We have heard concerns from our business community about key changes that will affect their business:
1. Inadequate recognition of family contribution:
• Finance Canada is misguided in their proposal to limit income sprinkling to family members legitimately working in the business: many small businesses are hands-on family enterprises with spouses and children putting in well over 40 hours a week and in most cases capitalized with their combined assets. There are already rules in place to prevent unreasonable payments to family members who are not earning them.
2. Compromising the value of passing on the business to their children
• The proposal to halve the capital gains exemption negatively distorts the market for private business owners seeking to sell their businesses by restricting and reducing family exemptions upon the sale of the business
3. Reducing investments in the company
• Profitable private corporations of all sizes stand to be negatively affected by new taxes on their investment portfolios
The Brampton Board of Trade opposes these changes for the following reasons:
- Fairness: business owners do not get sick days, maternity leaves, or days off. Adequate provisions in the tax code allow money to be put in reserve for these eventualities. The proposed tax changes unfairly ignore this important business reality.

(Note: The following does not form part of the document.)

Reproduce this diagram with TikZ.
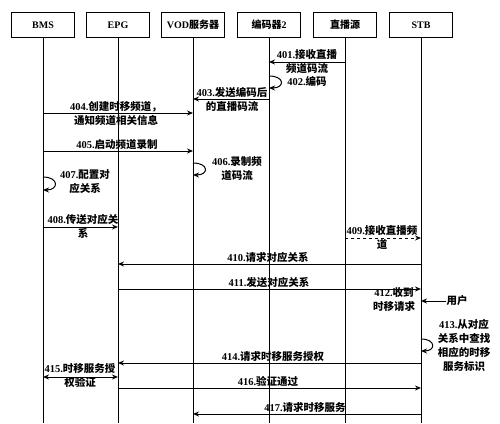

- Recognition of Risk: we need to compensate business owners for the risks that they and their families take or fewer people will start new businesses. The proposed tax changes discourage business and job-creation.
- Sustainability of Business Operations: business owners often have to dip into their personal savings over the course of running their business to cover off payroll, investments in capital, etc. The proposed tax changes would tax this wealth and jeopardize business growth and sustainability. Expect to see an amplification of business bankruptcies if these contingent funds are taxed-away.
- Timing: the proposed changes will add to the cumulative burden already faced by businesses in Ontario: proposed workplace changes in Bill 148, electricity prices, etc.
The current provisions provide safeguards for business owners, encourage job creation and respect the risks entrepreneurs take in establishing and running their businesses. Business people in Brampton encourage you to vote against the implementation of these proposed measures, leaving the current provisions in place.
The theories behind the proposed measures are that the government wants to eliminate the tax advantages that exist for business owners that are not available to salaried workers. However, it seems like the proposed measures are designed to bring in additional federal revenues, going after honest families who have risked their personal capital in helping to create jobs for fellow Canadians. Taxing wealth does not create jobs.